Saturday, September 03, 2005

I've reached fatigue

Maybe it's my age or something, but I've reached the fatigue level on Katrina much sooner than normal. There comes a point in every disaster where I simply have to step away from coverage and debates. I have to get away from thinking about it entirely for a bit.

We all hit that time, I know we do. I remember being shocked at peers who burned out early during the Murrah Federal Building bombing in 1995. Some wanted to close the door on it before the rubble was cleared. I understand a little better now than I did then.

I'm not saying I've turned my back on the suffering or on our necessary response to this. Not at all. Simply saying that I can't stay immersed in the pain 24/7 feeling impotent.

Last night, I even went to a ball game with a group of friends. We went to watch the RedHawks play against Omaha. Our 'Hawks lost, but it was fun. I think the 9,000-plus people there probably shared a common need to set aside a few hours to return to some sense of normalcy. There were moments when I felt guilty for doing so. We don't want to have fun when others are in the midst of devastation.

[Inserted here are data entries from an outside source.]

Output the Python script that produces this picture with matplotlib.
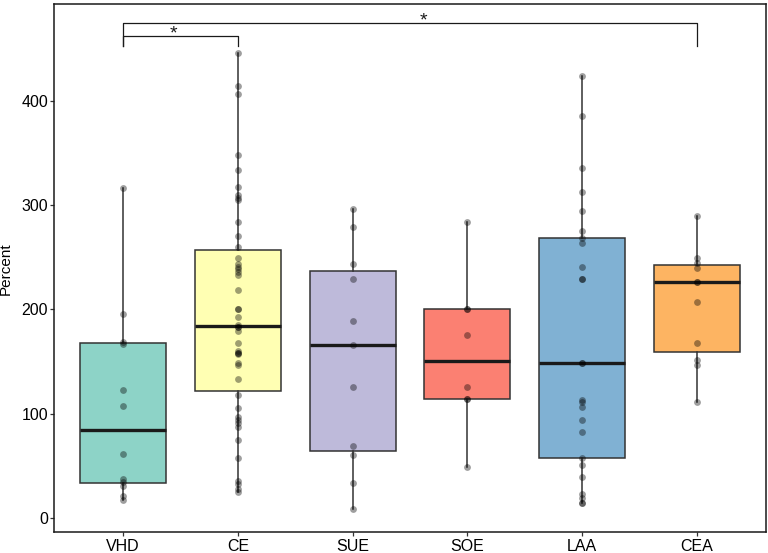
import matplotlib
matplotlib.use("Agg")
import matplotlib.pyplot as plt
import numpy as np

plt.rcParams['font.family'] = ['Liberation Sans', 'DejaVu Sans']

# Data
groups = ['VHD', 'CE', 'SUE', 'SOE', 'LAA', 'CEA']
colors = ['#8DD3C7', '#FFFFB3', '#BEBADA', '#FB8072', '#80B1D3', '#FDB462']

vhd = [317, 196, 169, 167, 123, 107, 61, 37, 34, 30, 21, 17]
ce = [446, 415, 407, 348, 334, 318, 310, 307, 305, 284, 271, 260, 249, 244,
      241, 239, 236, 233, 219, 200, 200, 193, 185, 183, 183, 179, 168, 160,
      158, 158, 157, 149, 147, 133, 118, 105, 97, 94, 91, 87, 75, 57, 35, 32,
      28, 25]
sue = [296, 279, 244, 229, 189, 166, 126, 69, 60, 33, 8]
soe = [284, 200, 200, 175, 126, 114, 114, 49]
laa = [424, 386, 336, 313, 295, 275, 269, 264, 241, 229, 229, 149, 149, 113,
       111, 106, 94, 82, 57, 51, 39, 23, 19, 14, 14]
cea = [290, 249, 245, 240, 226, 226, 207, 168, 151, 147, 111]
data = [vhd, ce, sue, soe, laa, cea]

# significance brackets: (from group, to group, line level)
brackets = [(1, 6, 475), (1, 2, 463)]
bracket_drop = 453
# star label positions (x in group units, baseline y in data units)
stars = [(3.62, 473), (1.44, 460)]

fig = plt.figure(figsize=(7.68, 5.53), dpi=100)
ax = fig.add_axes([0.0707, 0.0374, 0.9263, 0.9548])

pos = np.arange(1, len(groups) + 1)
bp = ax.boxplot(data, positions=pos, widths=0.75, patch_artist=True,
                showfliers=False, whis=1.5,
                boxprops=dict(edgecolor='#333333', linewidth=1.1),
                whiskerprops=dict(color='#333333', linewidth=1.1),
                capprops=dict(linewidth=0),
                medianprops=dict(color='#1a1a1a', linewidth=2.4))
for patch, c in zip(bp['boxes'], colors):
    patch.set_facecolor(c)

for i, vals in enumerate(data):
    ax.scatter(np.full(len(vals), pos[i]), vals, s=24, color='black',
               alpha=0.38, linewidths=0, zorder=5)

for a, b, y in brackets:
    ax.plot([a, a, b, b], [bracket_drop, y, y, bracket_drop],
            color='#1a1a1a', linewidth=0.9)
for x, y in stars:
    ax.text(x, y, '*', ha='center', va='baseline', fontsize=14, color='#1a1a1a')

ax.set_xlim(0.4, 6.6)
ax.set_ylim(-14, 493)
ax.set_xticks(pos)
ax.set_xticklabels(groups)
ax.set_yticks([0, 100, 200, 300, 400])
ax.set_ylabel('Percent', fontsize=11, labelpad=6)
ax.tick_params(axis='both', labelsize=11.5, length=3, width=0.9, pad=1.5,
               color='#333333', labelcolor='black')
for s in ax.spines.values():
    s.set_linewidth(1.1)
    s.set_color('#1a1a1a')

fig.savefig('out.png', dpi=100)
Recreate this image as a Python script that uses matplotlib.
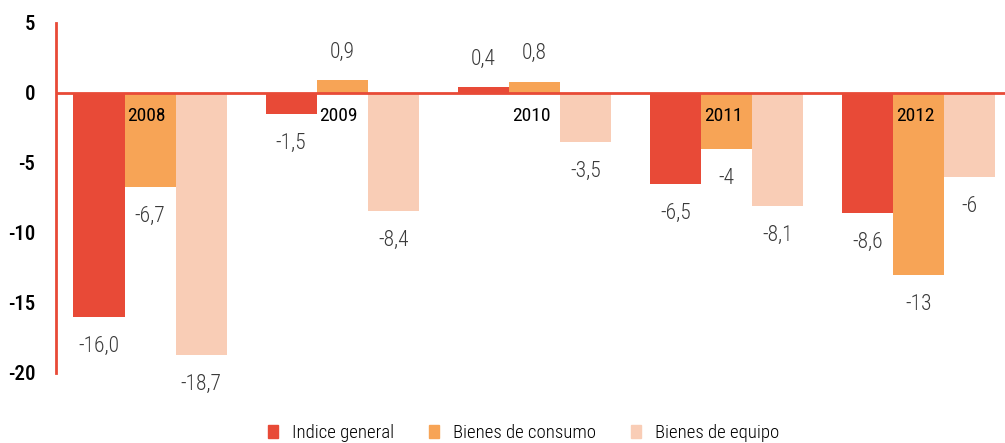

I wanted to wake up this morning and find that all the help that is needed has found its way to all those who are in need, NOW. I wanted us not to have reasons to feel disappointed that there's been a lack of leadership at many levels. I don't want there to be a reason to place blame.

We don't always get what we want. But sometimes we have to take a step back to make sure we're not just screaming into the winds because of our great personal frustrations at not being able to CHANGE THINGS. It's easy to believe that we could somehow do things better if we were "in charge." And maybe there are better leaders. I think so.

But last night after enjoying the game, and crawling into my own cozy, soft, clean bed, as I was dozing off I realized so much of our (my) rantings have simply served to burn off some of the energy I wish I could apply to end suffering. I can't pluck babies and old people out of New Orleans, as much as I want to. So that adrenaline has to go elsewhere, and it's been channeled into expression. I'm not alone.

Oh how I wish I could do more, but I will do all that I can. Refugees are arriving in my area, and I will donate as many good, usable items as I can. I'll support the United Methodist Committee on Relief. I'll urge others to do all they can do.

I can't donate blood, or I would have already been at the blood bank. I hate that, but I've been permanently deferred after being a 2-gallon donor. If you can give blood, PLEASE do so. PLEASE.

2 comments:

FrenziedFeline said...

I understand how you feel. Normally I'm a news junkie, but I burned out fast on this.

You have a good heart, Trix. :)

Mark said...

I understand that as well. I remember when 9/11 happened. Eventually I just wanted the networks to go back to the regular programming and give us all the news at one time later, after it all comes in, rather than feeding it to us one small catastrophe at a time.

Geeeez, I know I'm not making myself very clear here. I hope you know what I mean.